Formed at The Juilliard School in 2008, the Tesla Quartet has gone on to performances at venues such as New York’s Lincoln Center as well as winning prizes and international acclaim.  The members are Ross Snyder and Michelle Lie on violin, Edwin Kaplan on viola, and Serafim Smigelskiy on cello.


Joining them for the Mendelssohn piece will be our colleagues Letitia Jap and Megan Crawford on violin, Paul Swantek on viola, and Pablo Mahave-Veglia on cello.

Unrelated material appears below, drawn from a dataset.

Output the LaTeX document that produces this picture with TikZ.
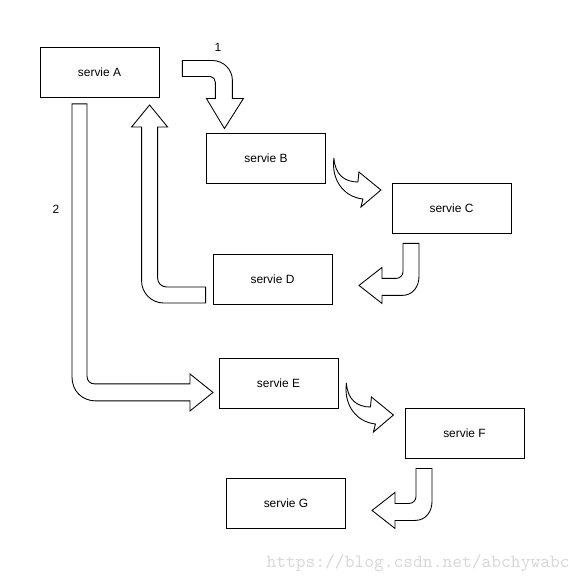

New MTD faculty member Letitia Jap is excited about this opportunity, “It is a thrill to be able to collaborate with the Tesla String Quartet on this wonderful and exciting work by Mendelssohn. One can hear the youthful spirit in this work. There will be much energy and joy on the stage!”

 

Donovan provides some background on the political scene, “Felix Mendelssohn grew up on the opposite side of the German-speaking world [from Beethoven], in Berlin, a city that had been occupied by Napoleon since 1806. By the time he composed the String Octet, any hopes for a unified, democratic Germany that still flourished in 1815 had been thoroughly quashed. Though Mendelssohn was only 16 years old, he had the fortune of having met and spent time with Goethe.”

 

Lisa notes, “Mendelssohn composed his String Octet, whose instrumentation is for two string quartets, in Fall 1825 at the age of sixteen. It has often been noted that some of his strongest pieces were composed when he was very young, and this piece is frequently labelled as his earliest mature work. Like the Beethoven, it is energetic and exciting, with a notably long first movement that demonstrates the young composer's mastery of formal musical structures. The third movement is supposed to be a setting of the Walpurgisnacht (Witches' Sabbath) from Goethe's Faust, and the composer's sister Fanny wrote about his vision of that movement as linked to the ephemeral world of spirits.”

 

No matter your perspective, this is one belated birthday bash you won’t want to miss.